Lesson Title: 3 pigs < 4 cows
Recommended Grade: 1+
Standards: (Math, greater than, less than)
Kidspiration has a good selection of math images and symbols. These are best accessible by using the search bar and searching “Math”. The greater than and less than symbols will easily be displayed. Have students create pictures of images such as adding three pigs to one side and then choosing the less than symbol and adding four cows to the other side. Have them record themselves saying the sentence: “3 pigs are less than 4 cows” (See Figure 10). In second grade, have students use greater than and less than symbols to demonstrate money value. Have them use the money images to create correct math sentences such as 3 quarters is greater than 5 dimes (See Figure 11).
Lesson Title: Picture Comprehension
Recommended Grade K+
Standards: (Comprehension skills, setting, character, etc.)
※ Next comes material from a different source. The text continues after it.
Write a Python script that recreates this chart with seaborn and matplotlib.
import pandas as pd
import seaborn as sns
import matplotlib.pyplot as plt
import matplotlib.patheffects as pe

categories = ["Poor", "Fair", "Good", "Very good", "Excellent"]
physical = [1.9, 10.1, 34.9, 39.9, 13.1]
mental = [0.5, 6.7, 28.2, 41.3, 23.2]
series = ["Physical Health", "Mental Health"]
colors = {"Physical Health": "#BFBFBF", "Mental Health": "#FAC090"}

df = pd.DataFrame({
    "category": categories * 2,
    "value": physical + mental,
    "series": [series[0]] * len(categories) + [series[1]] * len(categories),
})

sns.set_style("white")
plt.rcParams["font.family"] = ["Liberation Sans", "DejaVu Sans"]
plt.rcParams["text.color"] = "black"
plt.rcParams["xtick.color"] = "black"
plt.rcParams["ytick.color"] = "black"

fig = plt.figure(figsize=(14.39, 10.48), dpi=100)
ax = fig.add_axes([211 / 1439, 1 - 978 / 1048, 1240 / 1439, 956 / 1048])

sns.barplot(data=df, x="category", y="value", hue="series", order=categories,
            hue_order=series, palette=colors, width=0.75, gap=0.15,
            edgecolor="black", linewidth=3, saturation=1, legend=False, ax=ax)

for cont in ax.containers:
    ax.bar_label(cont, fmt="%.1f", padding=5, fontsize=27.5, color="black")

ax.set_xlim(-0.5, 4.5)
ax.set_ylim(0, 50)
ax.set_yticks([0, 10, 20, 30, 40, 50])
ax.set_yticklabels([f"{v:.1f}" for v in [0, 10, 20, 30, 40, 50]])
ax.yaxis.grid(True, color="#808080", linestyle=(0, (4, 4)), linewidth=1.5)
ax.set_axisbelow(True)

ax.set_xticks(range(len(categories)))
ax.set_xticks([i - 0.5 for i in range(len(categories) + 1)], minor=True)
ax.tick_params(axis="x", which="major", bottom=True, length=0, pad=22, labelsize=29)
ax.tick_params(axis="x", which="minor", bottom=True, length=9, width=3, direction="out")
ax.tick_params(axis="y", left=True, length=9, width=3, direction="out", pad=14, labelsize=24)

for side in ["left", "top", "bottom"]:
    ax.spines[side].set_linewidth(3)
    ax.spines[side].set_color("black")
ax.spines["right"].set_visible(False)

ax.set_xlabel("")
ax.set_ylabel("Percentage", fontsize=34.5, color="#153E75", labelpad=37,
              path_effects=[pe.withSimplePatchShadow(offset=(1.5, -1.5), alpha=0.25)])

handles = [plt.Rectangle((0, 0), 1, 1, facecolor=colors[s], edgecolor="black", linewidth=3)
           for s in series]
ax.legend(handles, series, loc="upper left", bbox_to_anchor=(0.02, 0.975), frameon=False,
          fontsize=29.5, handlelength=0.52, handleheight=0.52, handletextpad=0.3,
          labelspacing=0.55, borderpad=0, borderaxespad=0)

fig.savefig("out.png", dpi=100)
After a Read Aloud with distinct setting and characters have students demonstrate their comprehension of the story by having them find images that represent the setting and characters in the story (See Figure 12). The students can also voice record a short summary of the story including the main plot.
Tomlinson, C. A., & Imbeau, M. B. (2010). Leading and managing a differentiated classroom. ASCD, VA: Alexandria.
Tomlinson, C. A. (2014). The differentiated classroom: Responding to the needs of all learners. ASCD, VA: Alexandria.